**The exercise:** All lines holding the string "with" are to be shown.

**Supplied material:**
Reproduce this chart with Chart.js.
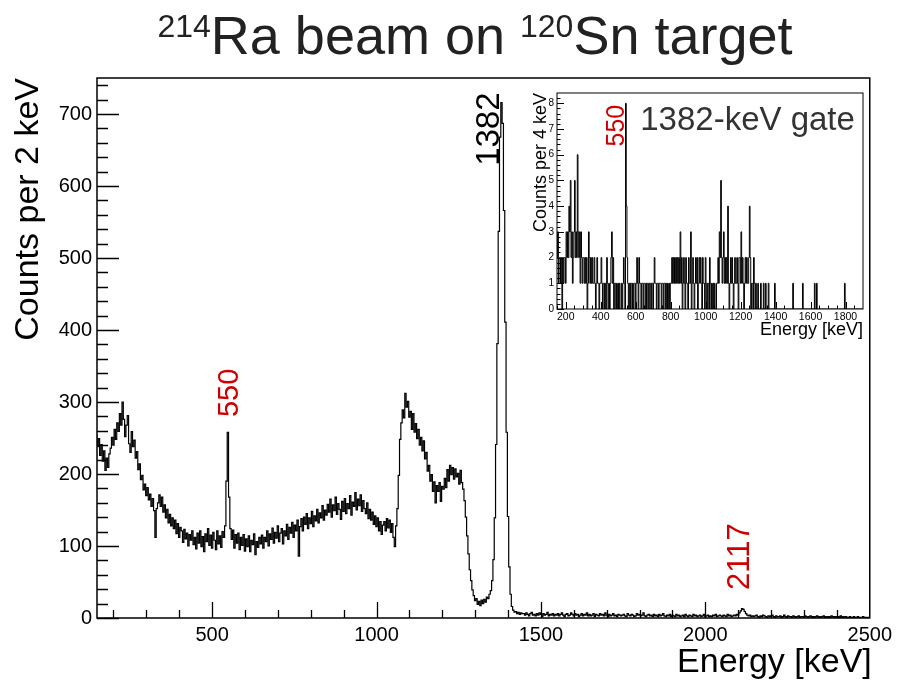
<!DOCTYPE html>
<html>
<head>
<meta charset="utf-8">
<script src="https://cdn.jsdelivr.net/npm/chart.js@4.4.0/dist/chart.umd.min.js"></script>
<style>
  body { margin: 0; background: #fff; }
  #wrap { position: relative; width: 897px; height: 684px; background: #fff; }
  #mainChart { position: absolute; left: 0; top: 0; }
  #insetChart { position: absolute; left: 520px; top: 84px; }
</style>
</head>
<body>
<div id="wrap">
  <canvas id="mainChart" width="897" height="684"></canvas>
  <canvas id="insetChart" width="360" height="262"></canvas>
</div>
<script>
const singlesStart = 150;
const singlesStep = 4;
const singlesCounts = [
  255,238,249,226,241,218,232,205,222,209,228,236,251,240,262,248,271,259,284,268,300,276,252,268,281,
  242,230,259,238,247,222,231,206,214,192,198,178,186,170,181,164,172,155,166,149,112,152,160,171,155,
  168,147,157,139,151,132,144,128,139,124,136,117,131,112,126,121,105,123,110,118,100,116,108,121,102,
  112,96,118,104,121,99,113,92,117,106,124,101,115,97,119,108,95,121,103,114,98,120,112,128,190,
  258,168,124,109,122,97,116,104,118,95,112,101,116,93,110,99,114,92,108,102,117,88,106,98,112,
  103,115,97,112,106,121,100,117,109,125,104,119,111,128,106,118,124,103,121,114,130,109,126,118,133,
  112,129,121,136,86,127,138,121,140,130,145,124,139,131,148,127,142,135,151,132,146,139,156,136,150,
  143,158,147,165,140,157,149,168,144,159,151,137,162,148,166,145,159,152,170,143,161,155,174,150,165,
  156,171,148,163,152,145,160,138,151,136,147,130,142,127,139,121,134,116,129,134,121,138,125,136,119,
  131,112,99,128,152,198,248,271,289,278,312,293,301,279,287,262,284,258,270,249,262,240,251,232,246,
  221,230,204,212,190,199,176,189,160,184,176,188,162,183,179,194,181,206,190,212,199,209,193,207,196,
  201,186,205,188,179,163,140,114,89,67,52,39,31,24,27,19,23,17,25,20,26,22,29,27,33,
  38,52,81,139,241,381,537,668,716,687,566,411,258,141,71,33,16,11,8,9,6,8,5,7,6,
  6,4,7,5,3,6,8,4,5,3,6,4,7,5,2,6,4,5,8,3,5,4,6,3,5,
  4,6,3,5,7,4,2,5,6,3,4,7,5,3,6,4,5,2,4,6,3,5,4,7,3,
  5,3,4,6,2,5,4,3,6,4,5,3,7,4,2,5,3,4,6,3,4,2,5,4,3,
  4,5,3,2,6,4,3,5,4,2,3,6,4,5,3,4,7,3,2,4,5,3,4,2,5,
  3,4,2,5,3,4,6,3,2,4,3,5,2,4,3,2,5,3,4,2,3,4,2,5,3,
  2,4,3,2,5,3,4,2,3,4,2,3,5,2,3,4,2,3,2,4,3,5,2,3,4,
  3,2,4,3,2,5,3,4,2,3,4,3,5,4,7,10,13,12,9,6,4,3,4,2,3,
  2,3,4,2,1,3,2,4,3,2,1,3,2,3,4,2,1,3,2,2,3,1,2,4,2,
  1,3,2,2,1,3,2,1,2,3,1,2,2,1,3,2,1,2,3,1,2,1,2,3,1,
  2,1,2,3,1,2,1,2,1,3,2,1,2,1,2,1,3,1,2,1,2,1,1,2,1,
  1,2,1,1,2,1,0,1,2,1,1,0,1
];

// 1382-keV gated spectrum, counts per 4 keV starting at 150 keV
const gateStart = 150;
const gateStep = 4;
const gateCounts = [
  3,2,3,1,2,2,1,2,0,2,1,2,2,1,3,2,3,2,4,3,5,2,3,1,2,
  3,5,2,3,2,6,3,2,3,1,3,2,1,2,2,1,2,1,2,0,1,3,2,1,2,
  1,2,1,1,2,1,0,1,2,1,1,0,1,1,2,1,0,1,1,0,1,0,2,1,0,
  1,0,1,2,3,1,2,0,1,1,0,1,0,1,0,1,0,0,1,0,1,2,1,0,8,
  4,2,1,0,1,0,1,1,0,1,0,1,1,0,1,2,1,0,2,1,1,0,1,1,0,
  1,1,0,1,0,1,1,0,1,1,0,1,1,0,1,2,1,1,0,1,1,0,1,1,1,
  0,1,1,0,1,1,0,1,0,1,0,1,0,1,1,2,1,2,1,2,1,2,1,2,1,
  2,1,3,1,2,0,1,2,1,0,2,1,1,0,2,1,1,3,0,1,2,1,0,1,2,
  1,2,0,1,2,1,2,1,0,2,1,1,0,2,1,0,1,1,0,2,1,0,1,0,1,
  0,1,0,0,1,1,2,1,3,2,5,2,1,2,3,1,2,1,2,1,4,1,0,1,2,
  1,2,1,0,1,2,1,1,2,1,0,2,2,1,3,1,2,1,0,1,2,1,2,1,1,
  2,4,2,0,1,1,0,2,1,0,1,0,0,1,0,0,0,1,0,0,0,1,0,0,1,
  0,0,0,1,0,0,0,0,0,0,0,0,1,0,0,0,0,0,0,0,0,0,0,0,0,
  0,0,0,0,0,0,0,0,0,0,0,0,0,1,0,0,0,0,0,0,0,0,0,0,0,
  0,0,1,0,0,0,0,0,0,0,0,0,0,0,0,0,0,0,0,1,0,0,1,0,0,
  0,0,0,0,0,0,0,0,0,0,0,0,0,0,0,0,0,0,0,0,0,0,0,0,0,
  0,0,0,0,0,0,0,0,0,0,0,0,1,0,0,0,0,0,0,0,0,0,0,0,0,
  0,0,0,0,0,0,0,0,0,0,0,0,0
];

const xTicks = [500, 1000, 1500, 2000, 2500];
const yTicks = [0, 100, 200, 300, 400, 500, 600, 700];
const insetXTicks = [200, 400, 600, 800, 1000, 1200, 1400, 1600, 1800];
const insetYTicks = [0, 1, 2, 3, 4, 5, 6, 7, 8];

const peakLabels = ["550", "1382", "2117"];

const FONT = '"Liberation Sans", Arial, Helvetica, sans-serif';

// histogram bins -> points at the low edge of each bin, closed at the last edge
function toPoints(start, step, counts) {
  const pts = counts.map((c, i) => ({ x: start + i * step, y: c }));
  pts.push({ x: start + counts.length * step, y: counts[counts.length - 1] });
  return pts;
}

function vText(ctx, text, x, y, size, color, align) {
  ctx.save();
  ctx.translate(x, y);
  ctx.rotate(-Math.PI / 2);
  ctx.font = size + "px " + FONT;
  ctx.fillStyle = color;
  ctx.textAlign = align || "left";
  ctx.textBaseline = "alphabetic";
  ctx.fillText(text, 0, 0);
  ctx.restore();
}

function hText(ctx, text, x, y, size, color, align) {
  ctx.font = size + "px " + FONT;
  ctx.fillStyle = color;
  ctx.textAlign = align || "left";
  ctx.textBaseline = "alphabetic";
  ctx.fillText(text, x, y);
}

// ROOT-like frame: box plus ticks pointing into the plot
function rootFrame(o) {
  return {
    id: "rootFrame",
    afterDatasetsDraw(chart) {
      const { ctx, chartArea: a, scales: { x, y } } = chart;
      ctx.save();
      ctx.strokeStyle = "#000";
      ctx.lineWidth = o.frameWidth;
      ctx.strokeRect(a.left, a.top, a.right - a.left, a.bottom - a.top);

      ctx.lineWidth = o.tickWidth;
      ctx.beginPath();
      const x0 = Math.ceil(x.min / o.xMinor);
      for (let k = x0; k * o.xMinor < x.max; k++) {
        const px = Math.round(x.getPixelForValue(k * o.xMinor)) + 0.5;
        const len = k % o.xSub === 0 ? o.xLen : o.xLen / 2;
        ctx.moveTo(px, a.bottom);
        ctx.lineTo(px, a.bottom - len);
      }
      for (let k = 0; k * o.yMinor < y.max; k++) {
        const py = Math.round(y.getPixelForValue(k * o.yMinor)) + 0.5;
        const len = k % o.ySub === 0 ? o.yLen : o.yLen / 2;
        ctx.moveTo(a.left, py);
        ctx.lineTo(a.left + len, py);
      }
      ctx.stroke();
      ctx.restore();
    }
  };
}

function tickScale(values, size, padding, fit) {
  return {
    grid: { display: false, drawTicks: false },
    border: { display: false },
    afterBuildTicks: (s) => { s.ticks = values.map((v) => ({ value: v })); },
    afterFit: fit,
    ticks: {
      color: "#000",
      font: { family: FONT, size: size },
      padding: padding,
      maxRotation: 0,
      autoSkip: false,
      callback: (v) => String(v)
    }
  };
}

// Main spectrum
const mainLabels = {
  id: "mainLabels",
  afterDraw(chart) {
    const { ctx, chartArea: a, scales: { x, y } } = chart;
    ctx.save();

    // title with superscript mass numbers
    const parts = [["214", 32, 37], ["Ra beam on ", 54, 54], ["120", 32, 37], ["Sn target", 54, 54]];
    let total = 0;
    parts.forEach((p) => { ctx.font = p[1] + "px " + FONT; total += ctx.measureText(p[0]).width; });
    let tx = 475 - total / 2;
    parts.forEach((p) => {
      hText(ctx, p[0], tx, p[2], p[1], "#222");
      tx += ctx.measureText(p[0]).width;
    });

    // axis titles
    vText(ctx, "Counts per 2 keV", a.left - 59, a.top, 34, "#000", "right");
    hText(ctx, "Energy [keV]", a.right + 2, a.bottom + 54, 34, "#000", "right");

    // peak labels
    vText(ctx, peakLabels[0], x.getPixelForValue(547) + 10, y.getPixelForValue(279), 29, "#d00000");
    vText(ctx, peakLabels[1], x.getPixelForValue(1332) + 13, y.getPixelForValue(628), 33, "#000");
    vText(ctx, peakLabels[2], x.getPixelForValue(2100) + 11, y.getPixelForValue(39), 31, "#d00000");
    ctx.restore();
  }
};

new Chart(document.getElementById("mainChart"), {
  type: "line",
  data: {
    datasets: [{
      data: toPoints(singlesStart, singlesStep, singlesCounts),
      stepped: "after",
      borderColor: "#000",
      borderWidth: 1.2,
      pointRadius: 0,
      fill: false
    }]
  },
  options: {
    responsive: false,
    animation: false,
    layout: { padding: { top: 78, right: 25, left: 0, bottom: 0 } },
    plugins: { legend: { display: false }, tooltip: { enabled: false } },
    scales: {
      x: Object.assign({ type: "linear", min: 150, max: 2500 },
        tickScale(xTicks, 20, 5, (s) => { s.height = 66; })),
      y: Object.assign({ type: "linear", min: 0, max: 750 },
        tickScale(yTicks, 20, 5, (s) => { s.width = 97; }))
    }
  },
  plugins: [
    rootFrame({ frameWidth: 1.5, tickWidth: 1.3, xMinor: 100, xSub: 5, xLen: 16, yMinor: 20, ySub: 5, yLen: 22 }),
    mainLabels
  ]
});

// Inset: gated spectrum
const insetLabels = {
  id: "insetLabels",
  afterDraw(chart) {
    const { ctx, chartArea: a, scales: { x, y } } = chart;
    ctx.save();
    vText(ctx, "Counts per 4 keV", a.left - 11, a.top, 18, "#000", "right");
    hText(ctx, "Energy [keV]", a.right, a.bottom + 26, 18, "#000", "right");
    vText(ctx, peakLabels[0], x.getPixelForValue(483) + 9, y.getPixelForValue(6.32), 25, "#d00000");
    hText(ctx, "1382-keV gate", x.getPixelForValue(626), y.getPixelForValue(6.95), 33, "#333");
    ctx.restore();
  }
};

new Chart(document.getElementById("insetChart"), {
  type: "line",
  data: {
    datasets: [{
      data: toPoints(gateStart, gateStep, gateCounts),
      stepped: "after",
      borderColor: "#000",
      borderWidth: 1,
      pointRadius: 0,
      fill: false
    }]
  },
  options: {
    responsive: false,
    animation: false,
    layout: { padding: { top: 5, right: 17, left: 0, bottom: 0 } },
    plugins: { legend: { display: false }, tooltip: { enabled: false } },
    scales: {
      x: Object.assign({ type: "linear", min: 150, max: 1900 },
        tickScale(insetXTicks, 10.5, 2, (s) => { s.height = 37; })),
      y: Object.assign({ type: "linear", min: 0, max: 8.4 },
        tickScale(insetYTicks, 10, 3, (s) => { s.width = 37; }))
    }
  },
  plugins: [
    rootFrame({ frameWidth: 1, tickWidth: 1, xMinor: 50, xSub: 4, xLen: 7, yMinor: 0.2, ySub: 5, yLen: 7 }),
    insetLabels
  ]
});
</script>
</body>
</html>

**Answer below:**
Reproduce this chart with Chart.js.
    // title with superscript mass numbers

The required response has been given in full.